Na história, duas crianças estrangeiras, uma menina francesa e um garoto
inglês, vêm ao Rio, acompanhando seus pais, que trabalham nos preparativos da
conferência. Por causa das informações que recebem, as duas crianças ficam muito
preocupadas com o futuro do planeta. Impressionadas com a visão da Pedra da
Gávea, que lembra um rosto esculpido na rocha, as crianças tomam conhecimento,
por meio de um antropólogo, dos mitos e lendas dos tupinambás sobre a montanha.
E aí decidem subir a Pedra da Gávea para entender o que está acontecendo com o
planeta.
“Toda essa informação veiculada pela mídia sobre as ameaças à sobrevivência
do planeta está provocando um tumulto na cabeça das crianças.

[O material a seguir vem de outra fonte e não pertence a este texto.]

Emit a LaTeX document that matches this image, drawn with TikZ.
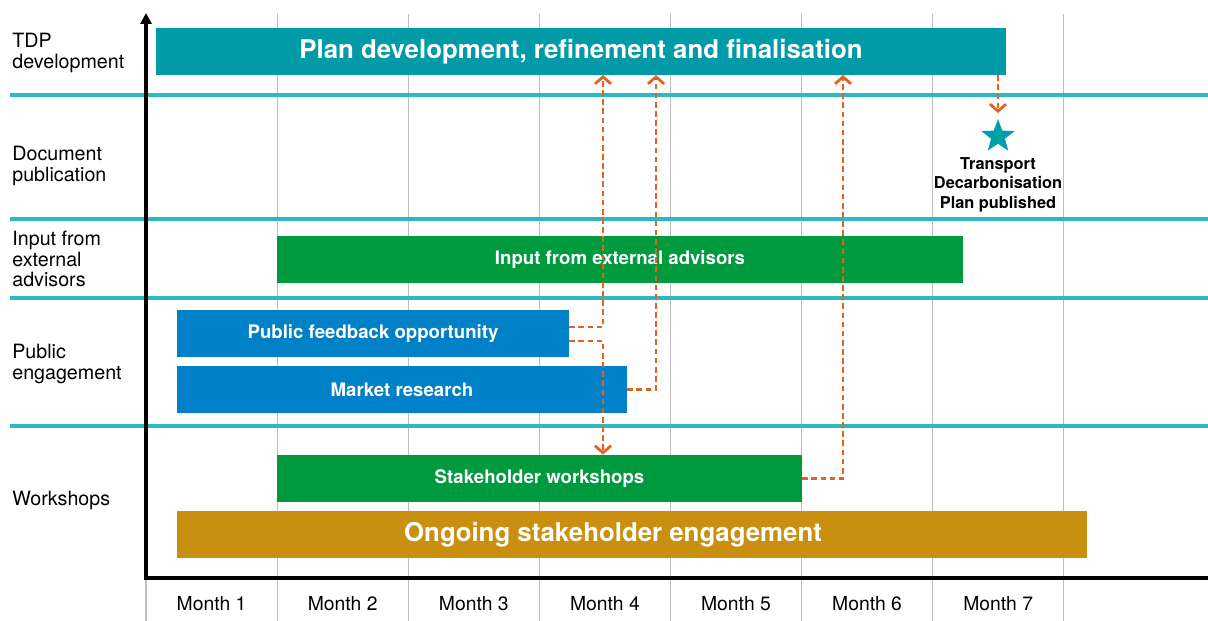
\documentclass[tikz,border=0pt]{standalone}
\usepackage{fontspec}
\setmainfont{TeX Gyre Heros}
\usepackage{tikz}
\usetikzlibrary{positioning, shapes.geometric, arrows.meta, calc}
\definecolor{tdpteal}{RGB}{0,155,166}
\definecolor{rowcyan}{RGB}{45,185,196}
\definecolor{advgreen}{RGB}{0,154,62}
\definecolor{pubblue}{RGB}{0,128,198}
\definecolor{onggold}{RGB}{200,144,14}
\definecolor{feedorange}{RGB}{224,100,30}
\definecolor{starteal}{RGB}{0,160,170}
\definecolor{gridgrey}{RGB}{190,190,190}

\begin{document}
\begin{tikzpicture}[x=0.02cm, y=-0.02cm]
\tikzstyle{bar}=[rectangle, draw=none, minimum height=0.94cm, inner sep=0pt, text=white, font=\bfseries\fontsize{10.6}{12}\selectfont]
\tikzstyle{bigbar}=[bar, font=\bfseries\fontsize{14.7}{16}\selectfont]
\tikzstyle{rowlab}=[anchor=west, align=left, inner sep=0pt, font=\fontsize{11.2}{11.6}\selectfont]
\tikzstyle{monthlab}=[inner sep=0pt, font=\fontsize{11}{12}\selectfont]
\tikzstyle{gridl}=[draw=gridgrey, line width=0.6pt]
\tikzstyle{sepline}=[draw=rowcyan, line width=2.4pt]
\tikzstyle{axis}=[draw=black, line width=2.2pt]
\tikzstyle{feed}=[draw=feedorange, line width=1.6pt, dash pattern=on 3.2pt off 2pt, -{Straight Barb[length=1.4mm, width=3.2mm, line width=1.6pt]}]
\useasboundingbox (0,0) rectangle (1208,621);
%%
%% month grid
\foreach \k in {1,...,7}
  \draw[gridl] ({146+131.1*\k},14) -- ({146+131.1*\k},621);
\draw[gridl] (146,578) -- (146,621);
\foreach \i in {1,...,7}
  \node (month\i) at ({80.5+131.1*\i},604) [monthlab] {Month \i};
%%
%% row separators
\foreach \y in {95,219,298,426}
  \draw[sepline] (10,\y) -- (1208,\y);
%%
%% axes
\coordinate (origin) at (146,578);
\coordinate (ytop) at (146,13);
\coordinate (xend) at (1208,578);
\draw[axis, -{Triangle[length=2.2mm, width=2.2mm]}] (origin) -- (ytop);
\draw[axis] ([xshift=-1.1pt]origin) -- (xend);
%%
%% row labels
\node (l1) at (12,53) [rowlab] {TDP\\development};
\node (l2) at (12,166) [rowlab] {Document\\publication};
\node (l3) at (12,259) [rowlab] {Input from\\external\\advisors};
\node (l4) at (12,364) [rowlab] {Public\\engagement};
\node (l5) at (12,500) [rowlab] {Workshops};
%%
%% bars
\node (tdp) at (581,51.5) [bigbar, fill=tdpteal, minimum width=17cm] {Plan development, refinement and finalisation};
\node (ext) at (620,259.5) [bar, fill=advgreen, minimum width=13.72cm] {Input from external advisors};
\node (pfo) at (373,333.5) [bar, fill=pubblue, minimum width=7.84cm] {Public feedback opportunity};
\node (mkt) at (402,389.5) [bar, fill=pubblue, minimum width=9cm] {Market research};
\node (wsh) at (539.5,478.5) [bar, fill=advgreen, minimum width=10.5cm] {Stakeholder workshops};
\node (ong) at (632,534.5) [bigbar, fill=onggold, minimum width=18.2cm] {Ongoing stakeholder engagement\hspace*{0.76cm}};
%%
%% publication milestone
\node (star) at (998,136.5) [star, star points=5, star point ratio=2.4, fill=starteal, minimum size=0.7cm, inner sep=0pt] {};
\node [below=2.6mm of star, align=center, inner sep=0pt, font=\bfseries\fontsize{9.3}{11}\selectfont](pub) {Transport\\Decarbonisation\\Plan published};
%%
%% feedback loops
\coordinate (up1) at (603,75);
\coordinate (up2) at (656,75);
\coordinate (up3) at (843,75);
\draw[feed] ([yshift=0.13cm]pfo.east) -| (up1);
\draw[feed] ([yshift=-0.15cm]pfo.east) -| (wsh.north -| up1);
\draw[feed] (mkt.east) -| (up2);
\draw[feed] (wsh.east) -| (up3);
\draw[feed, shorten >=0.1cm] (tdp.south -| star) -- (star.north);
\end{tikzpicture}
\end{document}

Daí a necessidade
de um processo educativo que mostre a elas o que pode e deve ser feito para um
futuro sustentável”, relata a autora da obra.
Para Léa Tiriba, é fundamental que esse debate inclua as questões do
desperdício e do consumismo. “É preciso aprofundar a discussão sobre as relações
que existem entre desequilíbrio ambiental e as nossas compras de todo o dia. As
mulheres ainda são as maiores responsáveis pelas compras familiares e os dados
apontam que 80% do que uma família compra estão relacionados com os interesses
das crianças, desde a comida até objetos”, observa.
O fórum que Lea Tiriba coordena na UniRio discute questões ambientais do dia
a dia com as escolas, como, por exemplo, formas de economizar papel e eliminar
da lista de materiais itens que representam desperdício. “As crianças têm
condições de entender o espaço que os copos plásticos ocupam num lixão, por
exemplo”. Uma forma didática e afetiva de educação ambiental que ela sugere é a
de promover o plantio de vários materiais com a participação das crianças. “Elas
vão perceber que, ao contrário das mudas e sementes, plásticos não vão brotar da
terra”.
Com base em sua experiência como educadora ambientalista, Léa Tiriba diz que
a criança, na faixa de idade da educação infantil, não tem esquema mental para
compreender que a água e o oxigênio do planeta podem acabar, mas pode
perfeitamente entender que a água vem de longe, que passa por um tratamento até
chegar à torneira e que muitas crianças como ela precisam tomar banho. “Por
isso, não é difícil explicar que as crianças que nascerem depois dela também
terão que tomar banho e que, por isso, ela não deve fazer como muitos adultos,
que enquanto escovam os dentes, deixam a água escorrendo”.